Gardens flourish in small spaces with container gardening
While luxurious gardens sprawl over county fields and backyards, other bountiful gardens flourish in small spaces due to container gardening.
Former Morgan County Schools Assistant Superintendent Peggy Miller has a courtyard garden alongside her home in Berkeley Springs. The space runs the length of her house and isn't large, but her scenic courtyard is filled with many containers of colorful flowers, blossoming herbs, garden vegetables and other plants.
Miller said she learned about "container gardening and its endless possibilities" when she took the Master Gardeners class in 2001 through the Morgan County Extension Office.
Miller is a Master Gardener and also a member of the Foxglove Garden Club. She helps tend the center green area in town on Fairfax Street.
Miller grows lilac bushes in large pots and raises mostly perennial flowers, but she always has pots of zinnias, asters, nasturtiums, morning glories and other annuals. Her petunias are self-seeding and come up every year. Miller also does a variety of herbs and garden vegetables.
All of her plants are grown organically. Miller said she uses lots of horse manure. She also grows azaleas, boxwood and blueberry bushes in the area by her fence. They aren't grown in containers.
"My garden is like an orchestra. Different parts come in at different times. There's always something blooming," said Miller.
Miller grew up on a farm in New Hampshire and loves to garden. She had a garden when she was little. Her family grew all the food they ate and her mother canned everything, she said.
Miller grows cherry tomatoes and green peppers in pots and has tried squash and cucumbers in containers. They need a lot of room with their vines, she said.
She also plants onion sets around her lilacs and has green onions all summer for salads. Other delicacies from Miller's garden are leeks, garlic, swiss chard, parsley, spinach and a variety of lettuce grown in a raised bed.
Miller has dill, mint, savory, rosemary, fennel, parsley and basil in containers in her courtyard. She makes a lot of basil pesto.
"It's just so satisfying even in a small space growing what you eat," said Miller.
Because her brick courtyard is walled in with a wooden fence, Miller doesn't get any deer or varmints in her garden.
Miller feeds the birds all summer long and through the winter too. She has three birdhouses in her courtyard that house some wrens that "squawk and carry on." Miller keeps her birdbaths full in the winter.
"The birds are always drinking from them," she said.
When Miller learned about container gardening, she said she never dreamed of the potential. Container gardening works especially well for those who have small yards and poor soil, she said.
Plants need at least six hours of sunlight a day and pots must be watered more frequently, said Miller. During the winter, she moves the pots to a corner of her courtyard where they keep for the winter without covering.
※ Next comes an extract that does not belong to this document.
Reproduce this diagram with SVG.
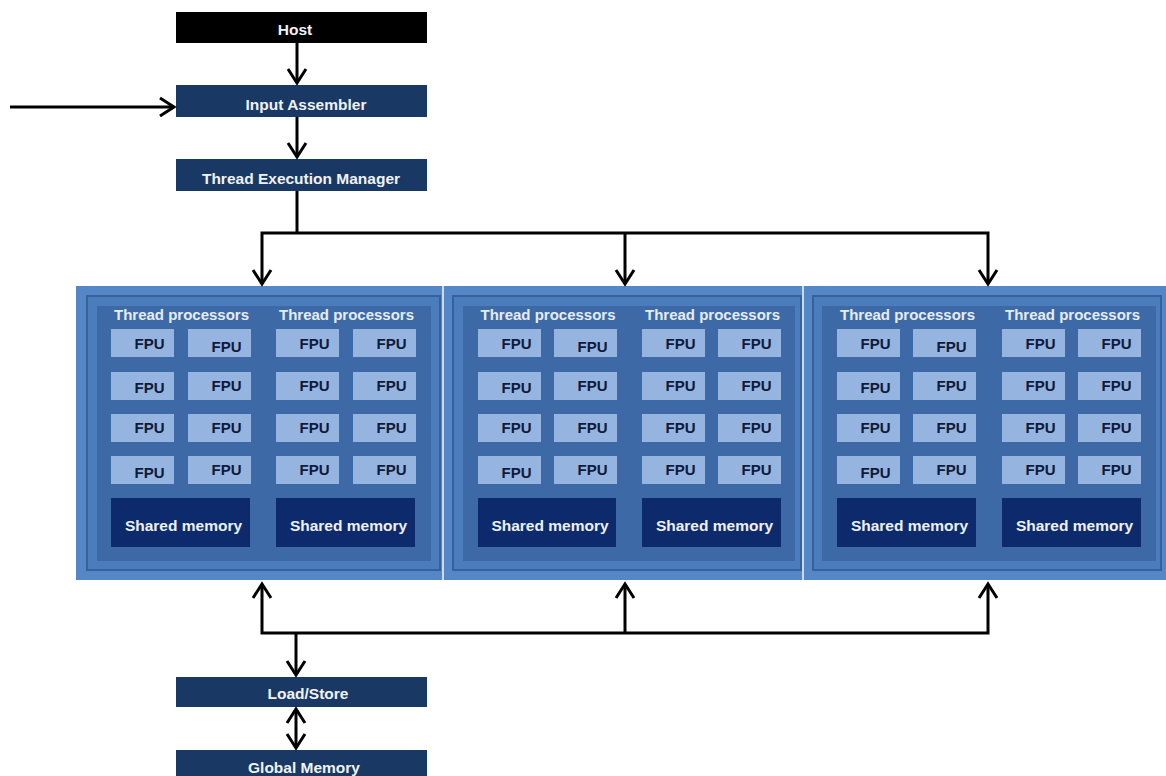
<svg xmlns="http://www.w3.org/2000/svg" width="1166" height="776" viewBox="0 0 1166 776">
<defs>
<style>
.lbl{font-family:"Liberation Sans",Arial,sans-serif;font-weight:bold;fill:#f0f3f8;text-anchor:middle;font-size:15.5px}
.tp{font-family:"Liberation Sans",Arial,sans-serif;font-weight:bold;fill:#e6edf7;text-anchor:middle;font-size:15px}
.fpu rect{fill:#95b4df}
.fpu text{font-family:"Liberation Sans",Arial,sans-serif;font-weight:bold;fill:#101a3a;text-anchor:middle;font-size:15px}
.sm rect{fill:#0d2b6c}
.sm text{font-family:"Liberation Sans",Arial,sans-serif;font-weight:bold;fill:#eef2f8;text-anchor:middle;font-size:15.5px}
.navy{fill:#1a3864}
.frame{fill:#4b7cbc;stroke:#36619d;stroke-width:2}
.inner{fill:#3d6aa7}
.conn{fill:none;stroke:#000;stroke-width:3}
</style>
<marker id="ah" markerUnits="userSpaceOnUse" markerWidth="24" markerHeight="24" viewBox="-18 -12 22 24" refX="0" refY="0" orient="auto-start-reverse">
<path d="M-14,-9 L0,0 L-14,9" fill="none" stroke="#000" stroke-width="3"/>
</marker>
</defs>
<rect width="1166" height="776" fill="#ffffff"/>

<g id="host"><rect x="176" y="12" width="251" height="31" fill="#000"/><text class="lbl" x="295" y="35">Host</text></g>
<g id="input-assembler"><rect class="navy" x="176" y="85" width="251" height="32"/><text class="lbl" x="306" y="110">Input Assembler</text></g>
<g id="thread-execution-manager"><rect class="navy" x="176" y="159" width="251" height="32"/><text class="lbl" x="301" y="184">Thread Execution Manager</text></g>

<g id="panel">
<rect x="76" y="286" width="1090" height="294" fill="#5587c6"/>
<rect x="442" y="286" width="2" height="294" fill="#c9dbf0"/>
<rect x="802" y="286" width="2" height="294" fill="#c9dbf0"/>
</g>

<g id="sm1">
<rect class="frame" x="87" y="296" width="353" height="274"/>
<rect class="inner" x="97" y="306" width="334" height="255"/>
<text class="tp" x="181.5" y="320">Thread processors</text>
<text class="tp" x="346.5" y="320">Thread processors</text>
<g class="fpu">
<rect x="111" y="329" width="63" height="28"/><text x="149.5" y="349">FPU</text>
<rect x="188" y="329" width="63" height="28"/><text x="226.5" y="352">FPU</text>
<rect x="276" y="329" width="63" height="28"/><text x="314.5" y="349">FPU</text>
<rect x="353" y="329" width="63" height="28"/><text x="391.5" y="349">FPU</text>
<rect x="111" y="372" width="63" height="28"/><text x="149.5" y="393">FPU</text>
<rect x="188" y="372" width="63" height="28"/><text x="226.5" y="391">FPU</text>
<rect x="276" y="372" width="63" height="28"/><text x="314.5" y="391">FPU</text>
<rect x="353" y="372" width="63" height="28"/><text x="391.5" y="391">FPU</text>
<rect x="111" y="414" width="63" height="28"/><text x="149.5" y="433">FPU</text>
<rect x="188" y="414" width="63" height="28"/><text x="226.5" y="433">FPU</text>
<rect x="276" y="414" width="63" height="28"/><text x="314.5" y="433">FPU</text>
<rect x="353" y="414" width="63" height="28"/><text x="391.5" y="433">FPU</text>
<rect x="111" y="456" width="63" height="28"/><text x="149.5" y="477.5">FPU</text>
<rect x="188" y="456" width="63" height="28"/><text x="226.5" y="475">FPU</text>
<rect x="276" y="456" width="63" height="28"/><text x="314.5" y="475">FPU</text>
<rect x="353" y="456" width="63" height="28"/><text x="391.5" y="475">FPU</text>
</g>
<g class="sm">
<rect x="111" y="498" width="139" height="49"/><text x="183.5" y="531">Shared memory</text>
<rect x="276" y="498" width="139" height="49"/><text x="348.5" y="531">Shared memory</text>
</g>
</g>

<g id="sm2">
<rect class="frame" x="453" y="296" width="348" height="274"/>
<rect class="inner" x="463" y="306" width="332" height="255"/>
<text class="tp" x="548" y="320">Thread processors</text>
<text class="tp" x="712.5" y="320">Thread processors</text>
<g class="fpu">
<rect x="478" y="329" width="63" height="28"/><text x="516.5" y="349">FPU</text>
<rect x="554" y="329" width="63" height="28"/><text x="592.5" y="352">FPU</text>
<rect x="642" y="329" width="63" height="28"/><text x="680.5" y="349">FPU</text>
<rect x="718" y="329" width="63" height="28"/><text x="756.5" y="349">FPU</text>
<rect x="478" y="372" width="63" height="28"/><text x="516.5" y="393">FPU</text>
<rect x="554" y="372" width="63" height="28"/><text x="592.5" y="391">FPU</text>
<rect x="642" y="372" width="63" height="28"/><text x="680.5" y="391">FPU</text>
<rect x="718" y="372" width="63" height="28"/><text x="756.5" y="391">FPU</text>
<rect x="478" y="414" width="63" height="28"/><text x="516.5" y="433">FPU</text>
<rect x="554" y="414" width="63" height="28"/><text x="592.5" y="433">FPU</text>
<rect x="642" y="414" width="63" height="28"/><text x="680.5" y="433">FPU</text>
<rect x="718" y="414" width="63" height="28"/><text x="756.5" y="433">FPU</text>
<rect x="478" y="456" width="63" height="28"/><text x="516.5" y="477.5">FPU</text>
<rect x="554" y="456" width="63" height="28"/><text x="592.5" y="475">FPU</text>
<rect x="642" y="456" width="63" height="28"/><text x="680.5" y="475">FPU</text>
<rect x="718" y="456" width="63" height="28"/><text x="756.5" y="475">FPU</text>
</g>
<g class="sm">
<rect x="478" y="498" width="138" height="49"/><text x="550" y="531">Shared memory</text>
<rect x="642" y="498" width="139" height="49"/><text x="714.5" y="531">Shared memory</text>
</g>
</g>

<g id="sm3">
<rect class="frame" x="813" y="296" width="348" height="274"/>
<rect class="inner" x="822" y="306" width="334" height="255"/>
<text class="tp" x="907.5" y="320">Thread processors</text>
<text class="tp" x="1072.5" y="320">Thread processors</text>
<g class="fpu">
<rect x="837" y="329" width="63" height="28"/><text x="875.5" y="349">FPU</text>
<rect x="913" y="329" width="63" height="28"/><text x="951.5" y="352">FPU</text>
<rect x="1002" y="329" width="63" height="28"/><text x="1040.5" y="349">FPU</text>
<rect x="1078" y="329" width="63" height="28"/><text x="1116.5" y="349">FPU</text>
<rect x="837" y="372" width="63" height="28"/><text x="875.5" y="393">FPU</text>
<rect x="913" y="372" width="63" height="28"/><text x="951.5" y="391">FPU</text>
<rect x="1002" y="372" width="63" height="28"/><text x="1040.5" y="391">FPU</text>
<rect x="1078" y="372" width="63" height="28"/><text x="1116.5" y="391">FPU</text>
<rect x="837" y="414" width="63" height="28"/><text x="875.5" y="433">FPU</text>
<rect x="913" y="414" width="63" height="28"/><text x="951.5" y="433">FPU</text>
<rect x="1002" y="414" width="63" height="28"/><text x="1040.5" y="433">FPU</text>
<rect x="1078" y="414" width="63" height="28"/><text x="1116.5" y="433">FPU</text>
<rect x="837" y="456" width="63" height="28"/><text x="875.5" y="477.5">FPU</text>
<rect x="913" y="456" width="63" height="28"/><text x="951.5" y="475">FPU</text>
<rect x="1002" y="456" width="63" height="28"/><text x="1040.5" y="475">FPU</text>
<rect x="1078" y="456" width="63" height="28"/><text x="1116.5" y="475">FPU</text>
</g>
<g class="sm">
<rect x="837" y="498" width="139" height="49"/><text x="909.5" y="531">Shared memory</text>
<rect x="1002" y="498" width="139" height="49"/><text x="1074.5" y="531">Shared memory</text>
</g>
</g>

<g id="load-store"><rect class="navy" x="176" y="677" width="251" height="30"/><text class="lbl" x="308" y="699">Load/Store</text></g>
<g id="global-memory"><rect class="navy" x="176" y="750" width="251" height="30"/><text class="lbl" x="304" y="773">Global Memory</text></g>

<g id="connectors">
<line class="conn" x1="297" y1="43" x2="297" y2="83" marker-end="url(#ah)"/>
<line class="conn" x1="10" y1="107" x2="174" y2="107" marker-end="url(#ah)"/>
<line class="conn" x1="297" y1="117" x2="297" y2="157" marker-end="url(#ah)"/>
<polyline class="conn" points="297,191 297,233"/>
<polyline class="conn" points="262,284 262,233 988,233 988,284" marker-start="url(#ah)" marker-end="url(#ah)"/>
<line class="conn" x1="625" y1="233" x2="625" y2="284" marker-end="url(#ah)"/>
<polyline class="conn" points="262,584 262,633 988,633 988,584" marker-start="url(#ah)" marker-end="url(#ah)"/>
<line class="conn" x1="625" y1="633" x2="625" y2="584" marker-end="url(#ah)"/>
<line class="conn" x1="296" y1="633" x2="296" y2="675" marker-end="url(#ah)"/>
<line class="conn" x1="296" y1="709" x2="296" y2="748" marker-start="url(#ah)" marker-end="url(#ah)"/>
</g>
</svg>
Use plastic or metal pots because clay will crack in the winter, she said. Millers scouts for plant containers at yard sales, where they're found in plenty.
Miller groups her plants in a protected area of her courtyard for the winter. You can also put your container plants up against the south side of your home for over-wintering, she said.
Polymer can be purchased at garden nurseries to add to containers so they hold more water. The roots absorb moisture from the beads, said Miller. Be careful not to put in too many because they swell, she said.
Miller has experimented with different sizes and types of containers. She uses plastic wastebaskets, dishpans and round laundry baskets which she lines with plastic liners. The dishpans are wonderful for growing pansies, she said. You have to put holes in the containers and aerate them, she said.
"As long as you have enough space for the root system, they'll do well," said Miller.
Miller discovered that "you don't have to grow in rows. You can utilize small spaces."
Manage the size of the plant by the size of the container, she said. If you want to increase a plant's size, increase the container size to give its roots room to grow.
Miller has a flowering almond bush that she said is gorgeous in the early spring. She kept repotting it with larger containers as it grew.
Miller has benches in her courtyard garden where she likes to sit and watch the birds, hummingbirds and butterflies. She has a hummingbird feeder, but the hummingbirds are mostly busy at the rainbow array of flowers and blossoms that are abundant in Miller's garden.